Here is one image from the Martinko post, illustrating the tsunami of images that flow out of the editing software that young people can use to warp the realities of their lives.

As you would expect, there is a powerful summary quote in that essay about the unique role that social-media apps play in the lives of millions of girls who need zero encouragement to worry about how their own bodies and faces compare with those of friends and media stars.

Girls are being shattered by social media, particularly if they start using it before and during puberty (11-13 is the most vulnerable period, but it never stops being dangerous). Girls are uniquely vulnerable to the design of platforms like Instagram because they are (1) more affected by visual comparison and their social standing has always been more tied to looks than it has been for boys; (2) their aggression is more relational, and these platforms give them an easy way to be mean; (3) they share emotions more readily, and emotions are contagious among girl groups; (4) girls are more subject to predation and often spend their online time in “defend” mode.

I will end with Martinko’s concern that — just like Marie Winn, in her classic “The Plug-In Drug: Television, Children, and the Family” — she believes that there is no way to avoid the fact that many parents are themselves addicted to digital screens, in part because they use them as babysitters, bribes and peacemakers.

Where I felt the book lacked was in his discussion of parental behaviour — and that’s where it gets tricky.
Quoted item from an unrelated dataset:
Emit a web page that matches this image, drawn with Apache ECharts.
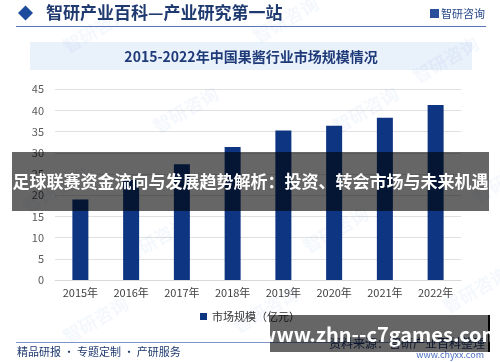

Perhaps [Haidt] tiptoed around it because he wanted to avoid the landmine label of “parent shaming,” but it’s important to emphasize that, in light of this crisis, parents need to act differently. They are responsible for shaping children’s lives. Children can’t do it themselves. Just like a food diet, a child’s “digital diet” is at the mercy of the parent’s choices and example. I touched on this topic in my post, “It’s the Adults, Not the Kids,” and I maintain that the issue needs to be confronted, as uncomfortable as it is.

Yes, parents are part of the equation. Now, what about pastors-priests and educators?

That’s a topic that I hope to discuss with Haidt if and when I get to interview him for one of my “On Religion” columns. Haidt is an atheist, but his book does include a chapter with this title: “Spiritual Elevation and Degradation.”